Tuesday, February 17, 2009

The Good Confession

About 4-5 years ago, there was a student at my school who had a pretty big temper/rage problem. He did not like authority AT ALL but, for some reason, he and I had a good rapport. One day I got a call from the office that I was needed in one of the 5th grade classrooms. When I got upstairs, I found an empty classroom except for JT, who was in one of his rages. He was so angry that the teacher felt she needed to evacuate the room for the safety of the other students. I walked into the room with the other counselor, closed the door and just watched him as he ranted furiously around the room, growling, screaming, and slamming his fists on tables and into the walls.
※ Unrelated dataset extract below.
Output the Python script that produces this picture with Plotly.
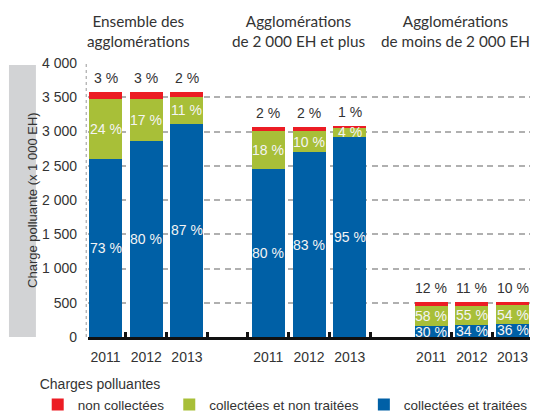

We tried talking to him to calm him down but it did not work. Finally, I just grabbed JT from behind and held on with all I had in me. He struggled against me and screamed for a couple of minutes, but soon, he calmed down and we were able to walk down to the office without another episode. I have no idea what set him off but if I had to guess, it probably involved being asked to do something he didn't think was fair or he got caught doing something he shouldn't have been doing.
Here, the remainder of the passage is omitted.